Memory safety bugs represent some of the most critical vulnerabilities in software, responsible for approximately 70% of security issues in systems software. Rust and C++ take fundamentally different philosophical approaches to solving this problem.
C++ follows the principle of "zero-overhead abstraction" and trusts developers to manage memory correctly. The language provides tools but doesn't enforce their use.
Rust takes the stance that memory safety should be guaranteed by the compiler. If code compiles, it's memory safe (outside of explicit unsafe blocks).
The most fundamental difference between Rust and C++ lies in how they handle ownership of data.
In C++, ownership is a convention rather than a language feature. Modern C++ uses smart pointers, but they're optional.
// Raw pointer - who owns this?
int* data = new int(42);
process(data);
// Did process() delete it? Should we?
// Smart pointer - clearer ownership
std::unique_ptr<int> data = std::make_unique<int>(42);
process(std::move(data));
// Ownership transferred, data is now null
Rust makes ownership a core language feature with compile-time enforcement.
let data = Box::new(42);
process(data);
// Ownership moved - compiler prevents further use
// This would be a compile error:
// println!("{}", data); // ERROR: value used after move
Use-after-free bugs occur when code accesses memory that has already been deallocated. This is one of the most common and dangerous memory safety issues.
std::vector<int> vec = {1, 2, 3, 4, 5};
int* ptr = &vec[0]; // Pointer to first element
vec.push_back(6); // May reallocate!
// ptr might now point to deallocated memory
std::cout << *ptr; // Undefined behavior!
let mut vec = vec![1, 2, 3, 4, 5];
let ptr = &vec[0]; // Immutable borrow
vec.push(6); // COMPILE ERROR!
// Cannot borrow vec as mutable because it's borrowed as immutable
println!("{}", ptr);
Data races occur when multiple threads access the same memory without proper synchronization.
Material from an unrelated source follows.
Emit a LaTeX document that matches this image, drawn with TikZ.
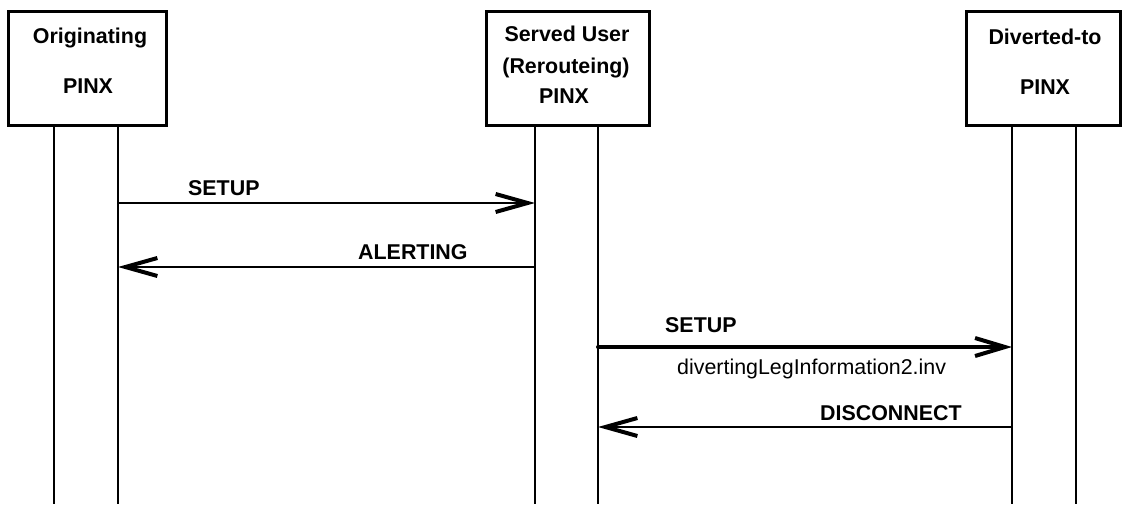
\documentclass[tikz,border=0pt]{standalone}
\usepackage{fontspec}
\setmainfont{Liberation Sans}
\usetikzlibrary{arrows.meta}
\begin{document}
\begin{tikzpicture}[x=1pt,y=-1pt,
  box/.style={draw, line width=2.5pt, inner sep=0pt, anchor=north west, minimum height=114pt},
  life/.style={line width=2pt},
  lbl/.style={font=\fontsize{21.4}{25}\selectfont\bfseries, inner sep=0pt, anchor=base},
  mlbl/.style={font=\fontsize{21.4}{25}\selectfont\bfseries, inner sep=0pt, anchor=base west},
  plbl/.style={font=\fontsize{21.4}{25}\selectfont, inner sep=0pt, anchor=base west},
  msg/.style={line width=2pt, -{Straight Barb[length=32pt,width=18pt,line width=4pt]}},
  thickmsg/.style={line width=4pt, line cap=round, -{Straight Barb[length=30pt,width=18pt,line width=4pt]}}]
\useasboundingbox (0,0) rectangle (1122,504);
% boxes
\node[box, minimum width=158pt] (B1) at (7,10) {};
\node[box, minimum width=163pt] (B2) at (485,10) {};
\node[box, minimum width=154pt] (B3) at (965,10) {};
% box texts
\node[lbl] (t1a) at (90,43) {Originating};
\node[lbl] (t1b) at (88,93) {PINX};
\node[lbl] (t2a) at (567,41) {Served User};
\node[lbl] (t2b) at (566,73) {(Rerouteing)};
\node[lbl] (t2c) at (564,103) {PINX};
\node[lbl] (t3a) at (1045,44) {Diverted-to};
\node[lbl] (t3b) at (1045,94) {PINX};
% lifelines
\coordinate (L1a) at (54,124); \coordinate (L1b) at (118,124);
\coordinate (L2a) at (535,124); \coordinate (L2b) at (598,124);
\coordinate (L3a) at (1012,124); \coordinate (L3b) at (1076,124);
\coordinate (bot) at (0,504);
\foreach \l in {L1a,L1b,L2a,L2b,L3a,L3b} \draw[life] (\l) -- (\l |- bot);
% message rows
\coordinate (r1) at (0,203);
\coordinate (r2) at (0,267);
\coordinate (r3) at (0,347);
\coordinate (r4) at (0,427);
\draw[msg] (L1b |- r1) -- (L2a |- r1);
\draw[msg] (L2a |- r2) -- (L1b |- r2);
\draw[thickmsg] (L2b |- r3) -- (L3a |- r3);
\draw[msg] (L3a |- r4) -- (L2b |- r4);
% labels
\node[mlbl] (m1) at (188,195) {SETUP};
\node[mlbl] (m2) at (358,259) {ALERTING};
\node[mlbl] (m3) at (665,332) {SETUP};
\node[plbl] (m3b) at (677,374) {divertingLegInformation2.inv};
\node[mlbl] (m4) at (820,420) {DISCONNECT};
\end{tikzpicture}
\end{document}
They're notoriously difficult to debug.
class Counter {
int count = 0;
public:
void increment() {
count++; // Not thread-safe!
}
int get() { return count; }
};
// Nothing prevents misuse:
Counter c;
std::thread t1([&]() { c.increment(); });
std::thread t2([&]() { c.increment(); }); // Data race!
use std::sync::Mutex;
use std::thread;
let counter = Mutex::new(0);
// This won't compile - Mutex not shareable between threads
// let handle = thread::spawn(|| {
// *counter.lock().unwrap() += 1; // ERROR!
// });
// Must use Arc (Atomic Reference Counting) for sharing
use std::sync::Arc;
let counter = Arc::new(Mutex::new(0));
let counter_clone = Arc::clone(&counter);
let handle = thread::spawn(move || {
*counter_clone.lock().unwrap() += 1; // Safe!
});
int* find_value(std::vector<int>& vec, int target) {
for (auto& val : vec) {
if (val == target) return &val;
}
return nullptr; // Indicates not found
}
// Caller must remember to check
int* result = find_value(vec, 42);
std::cout << *result; // Crash if nullptr!
fn find_value(vec: &Vec<i32>, target: i32) -> Option<&i32> {
for val in vec {
if *val == target {
return Some(val);
}
}
None
}
// Must handle the None case explicitly
match find_value(&vec, 42) {
Some(val) => println!("{}", val),
None => println!("Not found"),
}
C++ prioritizes zero-cost abstractions. If you don't use a feature, you don't pay for it. Memory safety features like bounds checking are opt-in and often disabled in release builds.
Rust achieves memory safety with zero runtime overhead. The borrow checker operates at compile time, adding no runtime cost. In practice, Rust and C++ have comparable performance.
// No runtime overhead - bounds checked at compile time
let arr = [1, 2, 3];
let x = arr[0]; // Safe
// Compile-time error prevents out-of-bounds access
// let y = arr[5]; // ERROR: index out of bounds
Rust acknowledges that sometimes you need to bypass the borrow checker for performance or to interface with hardware/C libraries.
// Raw pointer access requires unsafe block
unsafe {
let ptr = 0x1234 as *const i32;
// Now we're in C++ territory - be careful!
println!("{}", *ptr);
}
// unsafe is explicit and localized
// Most Rust code never needs it
C++ and Rust represent two different philosophies for systems programming:
Neither approach is universally superior. C++ offers mature tooling, vast libraries, and gradual adoption of safety features. Rust provides stronger guarantees but requires learning a new paradigm and can involve more upfront development time fighting the borrow checker.
The choice depends on your priorities: Do you value proven ecosystems and developer freedom, or are you willing to invest in learning a stricter model that eliminates memory safety bugs at compile time?